According to the Cornell Lab of Orinthology, chimney swifts are smudge-gray and nimbly maneuver over rooftops, fields, and rivers to catch insects. Their tiny body, curving wings, and stiff, shallow wingbeats give them a flight style as distinctive as their fluid, chattering call. This enigmatic little bird spends almost its entire life airborne. When it lands, it can’t perch—it clings to vertical walls inside chimneys or in hollow trees or caves.

Chimney Swift Adenovirus 1 cannot be passed from animals to humans, although humans can contract human versions of adenoviruses from other people. Adenoviruses are ubiquitous, having been diagnosed in all classes of vertebrates, including mammals, reptiles, and birds. While most adenoviruses are not pathogenic, adenoviruses in people can cause fevers, upper respiratory tract symptoms, and conjunctivitis; these infections usually are mild.

Previously Needle identified the first case of Skunk Adenovirus-1 in the United States. The rare respiratory disease was found in tissues of a hedgehog submitted for diagnosis by a veterinarian at Plymouth (NH) Animal Hospital to the NH Veterinary Diagnostic Lab. It represents only the third confirmed detection of this virus in the world.

Identification of these animal adenoviruses highlights the importance of performing a thorough diagnostic workup when a perceived illness affects a group of animals. This applies to domesticated companion animals, exotic animals, agricultural animals, and wild animals.

“Historically disease emergence and re-emergence are ongoing trends, and it is very likely this will continue. Using standard diagnostic pathology and some advanced investigative techniques, we and our collaborators can identify the causes of disease incidents to provide information for treatment and prevention,” Needle said. 

As part of the NH Agricultural Experiment Station at the University of New Hampshire, the New Hampshire Veterinary Diagnostic Laboratory serves the state of New Hampshire as a key partner with the New Hampshire Commissioner of Agriculture and State Veterinarian in their efforts to monitor and control important animal diseases. The lab also provides diagnostic services to hundreds of veterinarians from New Hampshire and New England who use the lab’s histopathology, microbiology, serology, and necropsy services for the diagnosis of animal diseases in pets, farm animals, wildlife, zoo, and marine animals.
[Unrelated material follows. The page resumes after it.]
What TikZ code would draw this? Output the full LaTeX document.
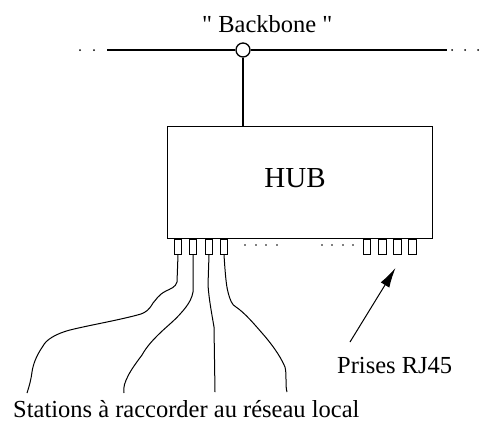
\documentclass[tikz,border=0pt]{standalone}
\usepackage{fontspec}
\setmainfont{Liberation Serif}
\newfontfamily\plainq{Liberation Serif}[Ligatures=TeXOff]
\usetikzlibrary{arrows.meta}
\begin{document}
\begin{tikzpicture}[x=1pt,y=-1pt,
  lbl/.style={inner sep=0pt,anchor=base west,font=\fontsize{24.5}{29}\selectfont},
  port/.style={draw,line width=0.9pt,minimum width=7.5pt,minimum height=15pt,inner sep=0pt,anchor=north},
  cable/.style={line width=1pt},
  thick2/.style={line width=2pt},
  dot/.style={fill,circle,inner sep=0pt,minimum size=2pt}]
\useasboundingbox (0,0) rectangle (495,429);
% backbone
\node[lbl,font=\fontsize{24.5}{29}\plainq] (bb) at (202,32) {" Backbone "};
\coordinate (bl) at (107,50);
\coordinate (br) at (447,50);
\node[draw,circle,line width=1.3pt,minimum size=14pt,inner sep=0pt,fill=white] (tap) at (243,50) {};
\draw[thick2] (bl) -- (tap.west);
\draw[thick2] (tap.east) -- (br);
\foreach \x in {80,94,452,465,478} \node[dot] at (\x,50) {};
% hub
\node[draw,line width=1.1pt,minimum width=265pt,minimum height=112pt,inner sep=0pt,anchor=north west] (hub) at (167,126) {};
\node[inner sep=0pt,anchor=base,font=\fontsize{29}{34}\selectfont] (hubl) at (295,187) {HUB};
\draw[thick2] (tap.south) -- (hub.north -| tap);
% ports
\foreach \i/\x in {1/178,2/193,3/209,4/224,5/367,6/382.5,7/397.5,8/412.5}
  \node[port] (p\i) at (\x,239) {};
\foreach \x in {245,256,266,277,322,332,343,353} \node[dot,minimum size=1.6pt] at (\x,245) {};
% cables
\coordinate (e1) at (27,393);
\coordinate (e2) at (124,393);
\coordinate (e3) at (215,392);
\coordinate (e4) at (287,392);
\draw[cable] (p1.south) -- (177,282) .. controls (176,287) and (170,289) .. (166,291)
  .. controls (158,295) and (156,300) .. (153,303)
  .. controls (149,310) and (146,312) .. (141,314)
  .. controls (120,320) and (90,325) .. (70,330)
  .. controls (55,334) and (46,340) .. (43,346)
  .. controls (36,356) and (33,365) .. (32,372)
  .. controls (31,380) and (29,387) .. (e1);
\draw[cable] (p2.south) -- (193,292) .. controls (192,298) and (189,303) .. (186,307)
  .. controls (176,320) and (168,325) .. (158,335)
  .. controls (150,343) and (146,348) .. (142,355)
  .. controls (136,363) and (131,370) .. (128,376)
  .. controls (125,382) and (123,387) .. (e2);
\draw[cable] (p3.south) -- (208,285) .. controls (209,300) and (212,315) .. (214,327) -- (e3);
\draw[cable] (p4.south) .. controls (225,270) and (226,285) .. (228,292)
  .. controls (230,300) and (232,305) .. (236,307)
  .. controls (245,313) and (255,325) .. (262,333)
  .. controls (270,342) and (280,355) .. (285,367)
  .. controls (287,375) and (285,385) .. (e4);
% label and arrow
\node[lbl] (rj) at (337,373) {Prises RJ45};
\coordinate (as) at (350,342);
\draw[line width=1pt,-{Latex[length=20pt,width=10pt]}] (as) -- ([yshift=-13pt,xshift=-2pt]p7.south);
\node[lbl] (st) at (13,417) {Stations à raccorder au réseau local};
\end{tikzpicture}
\end{document}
“Accurately and rapidly identifying infectious agents is critical in safeguarding animal health, public health and New Hampshire agriculture. Most infectious diseases in people, including the top bioterrorism agents, are considered zoonotic, which means they can be transferred from animals to humans,” said Robert Gibson, managing director of the New Hampshire Veterinary Diagnostic Laboratory.

This research is presented in the journal Veterinary Pathology (DOI: 10.1177/0300985819861717). This research also was presented in 2018 at the New England Veterinary Conference as part of the seminar “Comparative Pathology and Emerging Infectious Diseases of Wildlife and Domesticated Animals.”

This research is supported by the New Hampshire Agricultural Experiment Station and the State of New Hampshire. The following scientists collaborated with UNH pathologists on this case: Dalen Agnew, Annabel Wise and Roger Maes, Veterinary Diagnostic Laboratory Michigan State University; Christopher Gregory and Branson Ritchie, College of Veterinary Medicine, University of Georgia. The research would not have been possible without submission of case materials by Avian Haven.

New Hampshire Veterinary Diagnostic Lab is co-managed by the New Hampshire Department of Agriculture, Markets & Food and the New Hampshire Agricultural Experiment Station. Since 1970, the lab has provided accessible, timely and accurate diagnostic services for the New Hampshire Department of Agriculture, Markets, & Food, New Hampshire Department of Health and Human Services, New Hampshire Fish and Game Department, state and local law enforcement agencies, veterinarians, farmers, state, regional, and federal agencies, and individuals. The lab is one of the primary diagnostic labs serving fish and wildlife biologists throughout New England.